Es muy importante distinguir entre el
bautismo del Bautista y el bautismo de Jesús, ya que el primero no quita el
pecado, mientras que el bautismo de Jesús no solo quita el pecado del alma con
su Sangre Preciosísima, sino que además la hace partícipe de la vida divina del
Ser divino de la Santísima Trinidad. Esto se debe a que Cristo es Dios y es la
razón, como dijimos, de la alegría de la Iglesia en la Navidad, porque el Niño
que nace en el Portal de Belén no es un niño más entre tantos, sino el Niño Dios,
Dios hecho Niño sin dejar de ser Dios Hijo en Persona. El Nacimiento de Dios
Niño en Belén inunda a la Iglesia Católica de una alegría sobrenatural,
celestial, divina, porque ese Niño que es Dios es la misma Alegría Increada, es
decir, de Él brota la Alegría verdadera y toda alegría buena y santa brota de
Él como de su Fuente y ninguna alegría que no sea buena y santa no tiene ningún
otro origen que el Niño de Belén. A esta alegría se refiere Santa Teresa de los
Andes cuando dice que “Dios es Alegría infinita” y también Santo Tomás cuando
dice que “Dios es Alegría Eterna” y es esta alegría, eterna e infinita, la que
el Niño de Belén comunica a la Iglesia y la que la Iglesia comunica al mundo en
Navidad.
Pero también, además de la alegría, en Navidad,
resplandece sobre la Iglesia el resplandor y el fulgor de la luz divina y eterna
del Niño Dios porque el Niño Dios, en cuanto Dios, es Luz divina y eterna. Por esta
razón la Iglesia Católica no solo comunica al mundo la Alegría de Dios sino también
la Luz de la gloria de Dios, porque sobre Ella resplandece con resplandor eterno
la Luz divina del Verbo de Dios que es Cristo que nace en Belén; así, en
Navidad resplandece para la Iglesia, el fulgor esplendoroso de la luz eterna de
la gloria de Dios y también amanece para ella el resplandor de la alegría
divina. Así exclama con alegría a la Iglesia el Profeta: “¡Levántate y
resplandece, que tu luz ha llegado! ¡La gloria del Señor brilla sobre ti! Mira,
las tinieblas cubren la tierra, y una densa oscuridad se cierne sobre los
pueblos. Pero la aurora del Señor brillará sobre ti” (cfr. Is 60, 1-2). La Iglesia se cubre con el resplandor de la luz de la
gloria divina, porque el Niño que nace en Belén es la Gloria Increada de Dios
Trino y esa gloria es luz y luz eterna, que hace resplandecer a la Iglesia con
el esplendor de la Trinidad y es esa luz divina y eterna la que la Iglesia
comunica a los hombres de buena voluntad en Navidad.

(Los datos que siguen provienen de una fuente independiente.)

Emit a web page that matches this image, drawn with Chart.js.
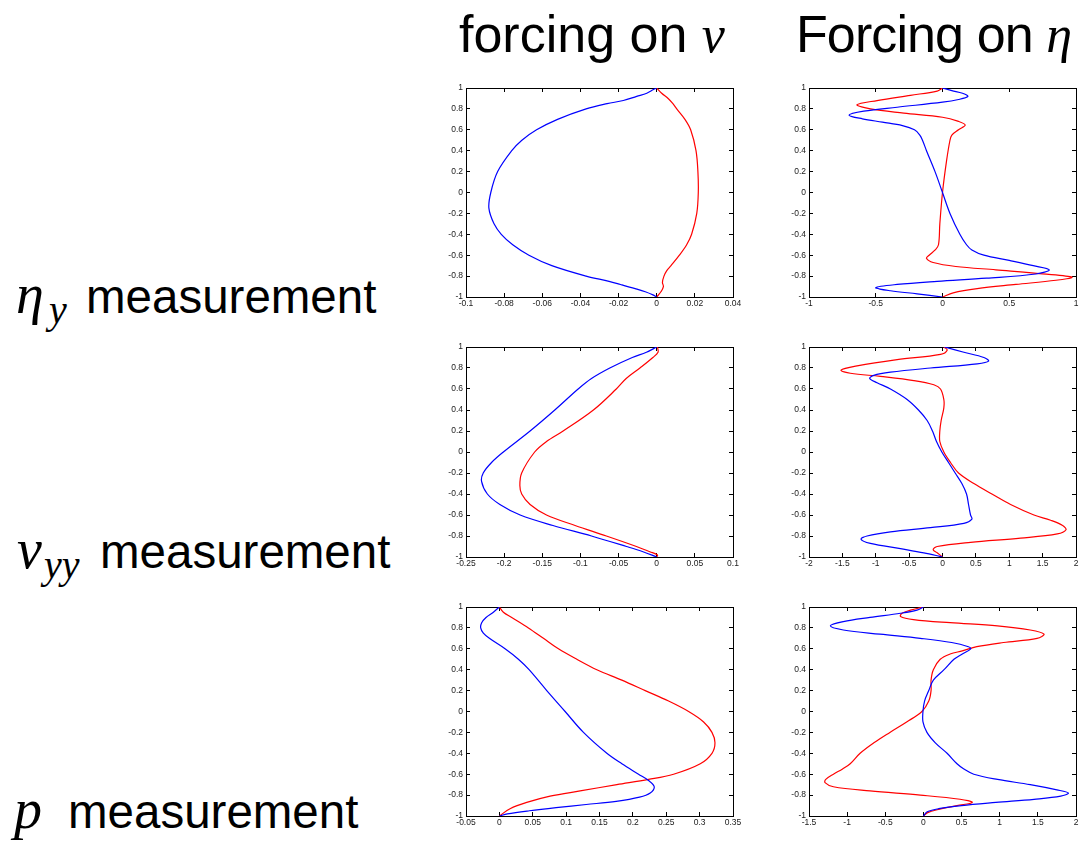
<!DOCTYPE html>
<html>
<head>
<meta charset="utf-8">
<script src="https://cdn.jsdelivr.net/npm/chart.js@4/dist/chart.umd.min.js"></script>
<style>
  html, body { margin: 0; padding: 0; background: #fff; }
  body { width: 1081px; height: 841px; position: relative; overflow: hidden;
         font-family: "Liberation Sans", Arial, sans-serif; color: #000; }
  .lbl { position: absolute; white-space: nowrap; line-height: 1; }
  .m { font-family: "Liberation Serif", "DejaVu Serif", serif; font-style: italic; }
  .panel { position: absolute; }
</style>
</head>
<body>

<div class="lbl" style="left:459px;top:8px;font-size:52px">forcing on <span class="m">v</span></div>
<div class="lbl" style="left:796px;top:8px;font-size:52px;letter-spacing:-0.9px">Forcing on <span class="m">η</span></div>

<div class="lbl m" style="left:16px;top:266px;font-size:56px">η</div>
<div class="lbl m" style="left:49px;top:290px;font-size:40px">y</div>
<div class="lbl" style="left:86px;top:273px;font-size:47.5px">measurement</div>

<div class="lbl m" style="left:17px;top:521px;font-size:56px">v</div>
<div class="lbl m" style="left:44px;top:545px;font-size:40px">yy</div>
<div class="lbl" style="left:100px;top:528px;font-size:47.5px">measurement</div>

<div class="lbl m" style="left:14px;top:781px;font-size:56px">p</div>
<div class="lbl" style="left:68px;top:788px;font-size:47.5px">measurement</div>

<canvas class="panel" id="p1"></canvas>
<canvas class="panel" id="p2"></canvas>
<canvas class="panel" id="p3"></canvas>
<canvas class="panel" id="p4"></canvas>
<canvas class="panel" id="p5"></canvas>
<canvas class="panel" id="p6"></canvas>

<script>
// ---- shared vertical axis ----
const Y_TICKS = [-1, -0.8, -0.6, -0.4, -0.2, 0, 0.2, 0.4, 0.6, 0.8, 1];

// ---- horizontal tick values per panel ----
const X_TICKS_ETA_V   = [-0.1, -0.08, -0.06, -0.04, -0.02, 0, 0.02, 0.04];
const X_TICKS_ETA_ETA = [-1, -0.5, 0, 0.5, 1];
const X_TICKS_VYY_V   = [-0.25, -0.2, -0.15, -0.1, -0.05, 0, 0.05, 0.1];
const X_TICKS_VYY_ETA = [-2, -1.5, -1, -0.5, 0, 0.5, 1, 1.5, 2];
const X_TICKS_P_V     = [-0.05, 0, 0.05, 0.1, 0.15, 0.2, 0.25, 0.3, 0.35];
const X_TICKS_P_ETA   = [-1.5, -1, -0.5, 0, 0.5, 1, 1.5, 2];

// ---- eta_y measurement, forcing on v ----
const Y_ETA_V_BLUE = [1, 0.985, 0.95, 0.92, 0.88, 0.85, 0.8, 0.7, 0.6, 0.5, 0.4, 0.2, 0, -0.15, -0.3, -0.4, -0.5, -0.6, -0.7, -0.8, -0.85, -0.88, -0.92, -0.95, -0.98, -1];
const X_ETA_V_BLUE = [0, -0.0017, -0.0052, -0.0105, -0.0175, -0.026, -0.037, -0.052, -0.063, -0.0707, -0.076, -0.0834, -0.087, -0.088, -0.0853, -0.0815, -0.0755, -0.067, -0.055, -0.037, -0.025, -0.019, -0.0113, -0.006, -0.002, 0];
const Y_ETA_V_RED  = [1, 0.95, 0.9, 0.85, 0.8, 0.7, 0.6, 0.4, 0.2, 0, -0.2, -0.4, -0.5, -0.6, -0.7, -0.75, -0.8, -0.86, -0.9, -0.95, -1];
const X_ETA_V_RED  = [0, 0.0026, 0.006, 0.0085, 0.0105, 0.0148, 0.0178, 0.0206, 0.0216, 0.0218, 0.021, 0.0183, 0.0157, 0.0119, 0.0075, 0.0052, 0.0038, 0.003, 0.0035, 0.0022, 0];

// ---- eta_y measurement, forcing on eta ----
const Y_ETA_ETA_BLUE = [1, 0.975, 0.95, 0.92, 0.89, 0.864, 0.816, 0.778, 0.74, 0.705, 0.673, 0.64, 0.6, 0.55, 0.5, 0.4, 0.2, 0, -0.2, -0.4, -0.5, -0.55, -0.6, -0.65, -0.7, -0.74, -0.78, -0.82, -0.85, -0.88, -0.91, -0.94, -0.97, -1];
const X_ETA_ETA_BLUE = [0, 0.07, 0.15, 0.19, 0.12, 0, -0.34, -0.59, -0.7, -0.6, -0.45, -0.3, -0.21, -0.17, -0.15, -0.12, -0.056, 0, 0.056, 0.13, 0.18, 0.22, 0.31, 0.5, 0.68, 0.8, 0.7, 0.33, -0.04, -0.34, -0.5, -0.39, -0.19, 0];
const Y_ETA_ETA_RED  = [1, 0.97, 0.93, 0.88, 0.84, 0.8, 0.76, 0.72, 0.68, 0.645, 0.6, 0.55, 0.5, 0.3, 0, -0.3, -0.5, -0.55, -0.6, -0.63, -0.67, -0.708, -0.74, -0.778, -0.81, -0.84, -0.88, -0.92, -0.96, -1];
const X_ETA_ETA_RED  = [0, -0.04, -0.24, -0.49, -0.64, -0.54, -0.29, 0, 0.12, 0.17, 0.12, 0.07, 0.056, 0.03, 0, -0.02, -0.03, -0.055, -0.1, -0.12, -0.07, 0.1, 0.4, 0.75, 0.97, 0.85, 0.55, 0.26, 0.08, 0];

// ---- v_yy measurement, forcing on v ----
const Y_VYY_V_BLUE = [1, 0.95, 0.9, 0.8, 0.7, 0.6, 0.4, 0.2, 0, -0.1, -0.2, -0.28, -0.4, -0.5, -0.6, -0.7, -0.8, -0.9, -0.95, -1];
const X_VYY_V_BLUE = [0, -0.0135, -0.032, -0.0615, -0.0855, -0.103, -0.1336, -0.166, -0.201, -0.2165, -0.2274, -0.2296, -0.222, -0.2056, -0.179, -0.136, -0.0855, -0.0397, -0.018, 0];
const Y_VYY_V_RED  = [1, 0.95, 0.9, 0.8, 0.7, 0.6, 0.4, 0.2, 0.1, 0, -0.2, -0.32, -0.4, -0.5, -0.6, -0.7, -0.8, -0.9, -0.95, -0.98, -1];
const X_VYY_V_RED  = [0.001, 0.0017, -0.005, -0.022, -0.04, -0.053, -0.083, -0.1227, -0.1445, -0.16, -0.177, -0.1794, -0.177, -0.166, -0.1445, -0.107, -0.066, -0.0266, -0.009, 0.001, 0];

// ---- v_yy measurement, forcing on eta ----
const Y_VYY_ETA_BLUE = [1, 0.95, 0.9, 0.865, 0.84, 0.8, 0.76, 0.73, 0.7, 0.66, 0.6, 0.5, 0.4, 0.3, 0.2, 0.1, 0, -0.1, -0.2, -0.3, -0.4, -0.5, -0.6, -0.64, -0.68, -0.72, -0.76, -0.8, -0.83, -0.87, -0.92, -0.96, -1];
const X_VYY_ETA_BLUE = [0.03, 0.32, 0.62, 0.69, 0.52, -0.18, -0.78, -1.03, -1.09, -0.98, -0.78, -0.53, -0.36, -0.23, -0.15, -0.09, -0.01, 0.09, 0.19, 0.29, 0.36, 0.39, 0.42, 0.44, 0.32, -0.18, -0.78, -1.13, -1.22, -1.08, -0.63, -0.28, 0];
const Y_VYY_ETA_RED  = [1, 0.97, 0.93, 0.88, 0.82, 0.78, 0.75, 0.72, 0.68, 0.64, 0.6, 0.5, 0.42, 0.3, 0.2, 0.1, 0, -0.1, -0.2, -0.3, -0.4, -0.5, -0.6, -0.65, -0.7, -0.74, -0.78, -0.82, -0.86, -0.9, -0.93, -0.96, -1];
const X_VYY_ETA_RED  = [0.02, 0.07, -0.03, -0.68, -1.28, -1.52, -1.38, -0.93, -0.43, -0.13, -0.03, 0.02, 0.02, -0.02, -0.04, -0.04, 0.02, 0.12, 0.24, 0.47, 0.74, 1.02, 1.37, 1.62, 1.8, 1.85, 1.72, 1.17, 0.42, -0.08, -0.14, -0.08, 0];

// ---- p measurement, forcing on v ----
const Y_P_V_BLUE = [1, 0.95, 0.9, 0.85, 0.8, 0.75, 0.7, 0.6, 0.5, 0.4, 0.2, 0, -0.2, -0.4, -0.5, -0.6, -0.66, -0.72, -0.78, -0.82, -0.86, -0.89, -0.92, -0.95, -0.98, -1];
const X_P_V_BLUE = [0, -0.009, -0.02, -0.0265, -0.028, -0.024, -0.015, 0.0085, 0.0285, 0.0445, 0.071, 0.0985, 0.126, 0.161, 0.1835, 0.2085, 0.2235, 0.232, 0.226, 0.21, 0.175, 0.13, 0.085, 0.045, 0.012, 0];
const Y_P_V_RED  = [1, 0.95, 0.9, 0.8, 0.7, 0.6, 0.5, 0.4, 0.3, 0.2, 0.1, 0, -0.1, -0.2, -0.3, -0.4, -0.5, -0.6, -0.65, -0.7, -0.76, -0.81, -0.87, -0.93, -1];
const X_P_V_RED  = [0, 0.006, 0.0185, 0.0435, 0.066, 0.0885, 0.116, 0.146, 0.1835, 0.2185, 0.2535, 0.2835, 0.306, 0.3185, 0.323, 0.3185, 0.301, 0.261, 0.2235, 0.176, 0.121, 0.076, 0.041, 0.016, 0];

// ---- p measurement, forcing on eta ----
const Y_P_ETA_BLUE = [1, 0.97, 0.94, 0.9, 0.86, 0.82, 0.78, 0.74, 0.7, 0.66, 0.62, 0.6, 0.55, 0.5, 0.4, 0.3, 0.2, 0.1, 0, -0.1, -0.2, -0.3, -0.4, -0.5, -0.55, -0.6, -0.65, -0.7, -0.75, -0.78, -0.81, -0.84, -0.87, -0.9, -0.93, -0.96, -1];
const X_P_ETA_BLUE = [0, -0.085, -0.3, -0.7, -1.05, -1.22, -1.05, -0.57, -0.04, 0.37, 0.59, 0.62, 0.51, 0.4, 0.27, 0.13, 0.07, 0.015, -0.006, -0.006, 0.046, 0.156, 0.31, 0.44, 0.53, 0.66, 0.97, 1.4, 1.75, 1.9, 1.8, 1.45, 0.95, 0.5, 0.2, 0.05, 0];
const Y_P_ETA_RED  = [1, 0.97, 0.94, 0.91, 0.88, 0.85, 0.82, 0.78, 0.74, 0.7, 0.66, 0.62, 0.58, 0.55, 0.5, 0.4, 0.3, 0.2, 0.1, 0, -0.1, -0.2, -0.3, -0.4, -0.5, -0.55, -0.6, -0.65, -0.68, -0.72, -0.76, -0.8, -0.84, -0.87, -0.9, -0.94, -0.97, -1];
const X_P_ETA_RED  = [0, -0.17, -0.28, -0.3, -0.13, 0.35, 0.97, 1.4, 1.58, 1.49, 1.05, 0.7, 0.51, 0.35, 0.22, 0.13, 0.1, 0.1, 0.07, -0.02, -0.22, -0.44, -0.65, -0.83, -0.96, -1.06, -1.18, -1.28, -1.29, -1.18, -0.7, -0.04, 0.48, 0.64, 0.44, 0.18, 0.05, 0];

// ---- panel placement (plot box left/top, box size) ----
const BOX_W = 267;
const COL_LEFT = [466, 809];
const ROW_TOP = [88, 347, 607];
const ROW_H = [209, 210, 209];
const PAD = { l: 46, r: 14, t: 8, b: 20 };

const BLUE = '#0000ff';
const RED = '#ff0000';

const pair = (ys, xs) => ys.map((y, i) => ({ x: xs[i], y }));

function axis(position, ticks, showLabels, size) {
  const horizontal = position === 'top' || position === 'bottom';
  return {
    type: 'linear',
    position,
    min: ticks[0],
    max: ticks[ticks.length - 1],
    afterBuildTicks: s => { s.ticks = ticks.map(v => ({ value: v })); },
    afterFit: s => {
      if (horizontal) s.height = size; else s.width = size;
      // end labels may spill past the box; the canvas margin already leaves room
      s.paddingLeft = s.paddingRight = s.paddingTop = s.paddingBottom = 0;
    },
    border: { display: true, color: '#000', width: 1 },
    grid: { drawOnChartArea: false, drawTicks: true, tickLength: -4, color: '#000', tickWidth: 1 },
    ticks: {
      display: showLabels,
      autoSkip: false,
      maxRotation: 0,
      padding: horizontal ? 6 : 7,
      color: '#1a1a1a',
      font: { family: '"Liberation Sans", Arial, sans-serif', size: 8.5 },
      callback: v => String(v)
    }
  };
}

function panel(id, col, row, xTicks, blue, red) {
  const cv = document.getElementById(id);
  const w = BOX_W + PAD.l + PAD.r;
  const h = ROW_H[row] + PAD.t + PAD.b;
  cv.width = w; cv.height = h;
  cv.style.width = w + 'px'; cv.style.height = h + 'px';
  cv.style.left = (COL_LEFT[col] - PAD.l) + 'px';
  cv.style.top = (ROW_TOP[row] - PAD.t) + 'px';
  new Chart(cv, {
    type: 'scatter',
    data: {
      datasets: [
        { data: blue, showLine: true, borderColor: BLUE, borderWidth: 1.2, pointRadius: 0, tension: 0.35, fill: false },
        { data: red, showLine: true, borderColor: RED, borderWidth: 1.2, pointRadius: 0, tension: 0.35, fill: false }
      ]
    },
    options: {
      responsive: false,
      animation: false,
      events: [],
      layout: { padding: 0 },
      plugins: { legend: { display: false }, tooltip: { enabled: false } },
      scales: {
        x: axis('bottom', xTicks, true, PAD.b),
        x2: axis('top', xTicks, false, PAD.t),
        y: axis('left', Y_TICKS, true, PAD.l),
        y2: axis('right', Y_TICKS, false, PAD.r)
      }
    }
  });
}

panel('p1', 0, 0, X_TICKS_ETA_V,   pair(Y_ETA_V_BLUE, X_ETA_V_BLUE),     pair(Y_ETA_V_RED, X_ETA_V_RED));
panel('p2', 1, 0, X_TICKS_ETA_ETA, pair(Y_ETA_ETA_BLUE, X_ETA_ETA_BLUE), pair(Y_ETA_ETA_RED, X_ETA_ETA_RED));
panel('p3', 0, 1, X_TICKS_VYY_V,   pair(Y_VYY_V_BLUE, X_VYY_V_BLUE),     pair(Y_VYY_V_RED, X_VYY_V_RED));
panel('p4', 1, 1, X_TICKS_VYY_ETA, pair(Y_VYY_ETA_BLUE, X_VYY_ETA_BLUE), pair(Y_VYY_ETA_RED, X_VYY_ETA_RED));
panel('p5', 0, 2, X_TICKS_P_V,     pair(Y_P_V_BLUE, X_P_V_BLUE),         pair(Y_P_V_RED, X_P_V_RED));
panel('p6', 1, 2, X_TICKS_P_ETA,   pair(Y_P_ETA_BLUE, X_P_ETA_BLUE),     pair(Y_P_ETA_RED, X_P_ETA_RED));
</script>
</body>
</html>
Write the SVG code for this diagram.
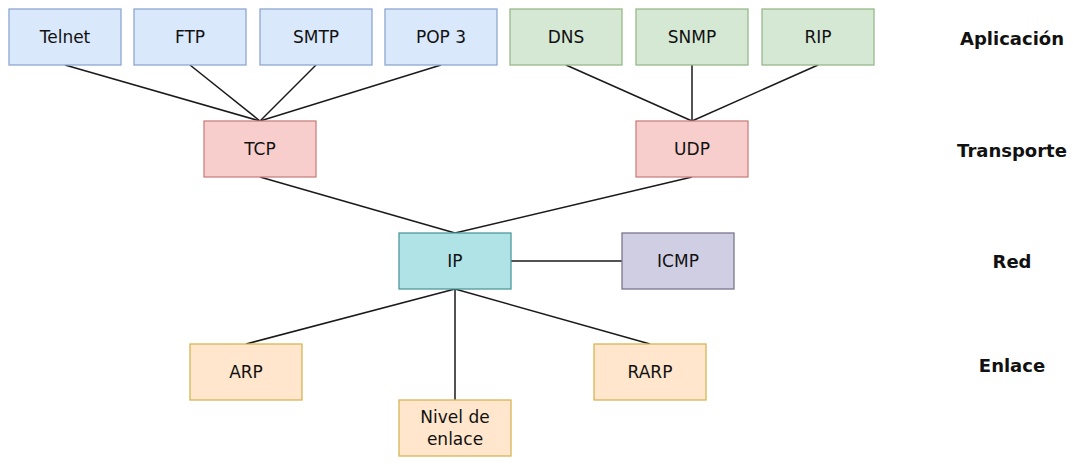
<svg xmlns="http://www.w3.org/2000/svg" width="1073" height="472" viewBox="0 0 1073 472">
<style>
.n{stroke-width:1.3}
.blue{fill:#dae8fc;stroke:#8fa6cf}
.green{fill:#d5e8d4;stroke:#97b98a}
.red{fill:#f8cecc;stroke:#c98280}
.teal{fill:#b0e3e6;stroke:#4f9a9c}
.purple{fill:#d0cee2;stroke:#7a7690}
.orange{fill:#ffe6cc;stroke:#d6b656}
.t{font-family:"DejaVu Sans","Liberation Sans",sans-serif;font-size:17px;fill:#111;text-anchor:middle}
.lbl{font-family:"DejaVu Sans","Liberation Sans",sans-serif;font-size:18px;font-weight:bold;fill:#111;text-anchor:middle}
.c{stroke:#1a1a1a;stroke-width:1.5;fill:none}
</style>
<rect width="1073" height="472" fill="#ffffff"/>
<g id="connectors">
<line class="c" x1="65" y1="65" x2="260" y2="121"/>
<line class="c" x1="190" y1="65" x2="260" y2="121"/>
<line class="c" x1="316" y1="65" x2="260" y2="121"/>
<line class="c" x1="441" y1="65" x2="260" y2="121"/>
<line class="c" x1="566" y1="65" x2="692" y2="121"/>
<line class="c" x1="692" y1="65" x2="692" y2="121"/>
<line class="c" x1="818" y1="65" x2="692" y2="121"/>
<line class="c" x1="260" y1="177" x2="455" y2="233"/>
<line class="c" x1="692" y1="177" x2="455" y2="233"/>
<line class="c" x1="511" y1="261" x2="622" y2="261"/>
<line class="c" x1="455" y1="289" x2="246" y2="344"/>
<line class="c" x1="455" y1="289" x2="455" y2="400"/>
<line class="c" x1="455" y1="289" x2="650" y2="344"/>
</g>
<g id="telnet"><rect class="n blue" x="9" y="9" width="112" height="56"/><text class="t" x="65" y="43">Telnet</text></g>
<g id="ftp"><rect class="n blue" x="134" y="9" width="112" height="56"/><text class="t" x="190" y="43">FTP</text></g>
<g id="smtp"><rect class="n blue" x="260" y="9" width="112" height="56"/><text class="t" x="316" y="43">SMTP</text></g>
<g id="pop3"><rect class="n blue" x="385" y="9" width="112" height="56"/><text class="t" x="441" y="43">POP 3</text></g>
<g id="dns"><rect class="n green" x="510" y="9" width="112" height="56"/><text class="t" x="566" y="43">DNS</text></g>
<g id="snmp"><rect class="n green" x="636" y="9" width="112" height="56"/><text class="t" x="692" y="43">SNMP</text></g>
<g id="rip"><rect class="n green" x="762" y="9" width="112" height="56"/><text class="t" x="818" y="43">RIP</text></g>
<g id="tcp"><rect class="n red" x="204" y="121" width="112" height="56"/><text class="t" x="260" y="155">TCP</text></g>
<g id="udp"><rect class="n red" x="636" y="121" width="112" height="56"/><text class="t" x="692" y="155">UDP</text></g>
<g id="ip"><rect class="n teal" x="399" y="233" width="112" height="56"/><text class="t" x="455" y="267">IP</text></g>
<g id="icmp"><rect class="n purple" x="622" y="233" width="112" height="56"/><text class="t" x="678" y="267">ICMP</text></g>
<g id="arp"><rect class="n orange" x="190" y="344" width="112" height="56"/><text class="t" x="246" y="378">ARP</text></g>
<g id="rarp"><rect class="n orange" x="594" y="344" width="112" height="56"/><text class="t" x="650" y="378">RARP</text></g>
<g id="nivel"><rect class="n orange" x="399" y="400" width="112" height="56"/><text class="t" x="455" y="423">Nivel de</text><text class="t" x="455" y="445">enlace</text></g>
<g id="layer-labels">
<text class="lbl" x="1012" y="45">Aplicación</text>
<text class="lbl" x="1012" y="157">Transporte</text>
<text class="lbl" x="1012" y="268">Red</text>
<text class="lbl" x="1012" y="372">Enlace</text>
</g>
</svg>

Nosotros, los hijos de la Iglesia, Parafraseando al
Profeta Isaías, contemplando el Nacimiento del Niño Dios, decimos: “¡Levántate,
resplandece y brilla con luz eterna, Esposa del Cordero de Dios! ¡Revístete de
la gloria divina, porque ha nacido Aquel que es la Majestad Increada, el
Esplendor de la gloria del Padre! ¡Levántate, Jerusalén y alégrate, porque el
Mesías te brindará su luz, su paz y su alegría!”.
Entonces, en el tercer Domingo de Adviento, la Iglesia
Católica vive, con anticipación, la alegría celestial que desde el Pesebre de
Belén el Niño Dios le comunica con su virginal y glorioso Nacimiento. En
Navidad, la Iglesia Católica se alegra con el milagroso Nacimiento del Niño
Dios porque Él es la Alegría Increada y la Luz Eterna y hace brillar sobre ella
su luz divina porque el Niño de Belén es la Luz Increada, es la luz de Dios,
Luz que es una Luz Viva, que da la vida divina trinitaria y santifica al alma a
la que ilumina, porque le comunica la Vida divina de la Trinidad. Es por esto
que nosotros, los integrantes del Nuevo Pueblo Elegido, nos alegramos en
Navidad: porque ha nacido en Belén el Hijo de Dios Padre encarnado, que es la Luz
Divina y Eterna y la Alegría Increada en sí misma y que nos comunica de su Luz
y de su Alegría en cada Comunión Eucarística.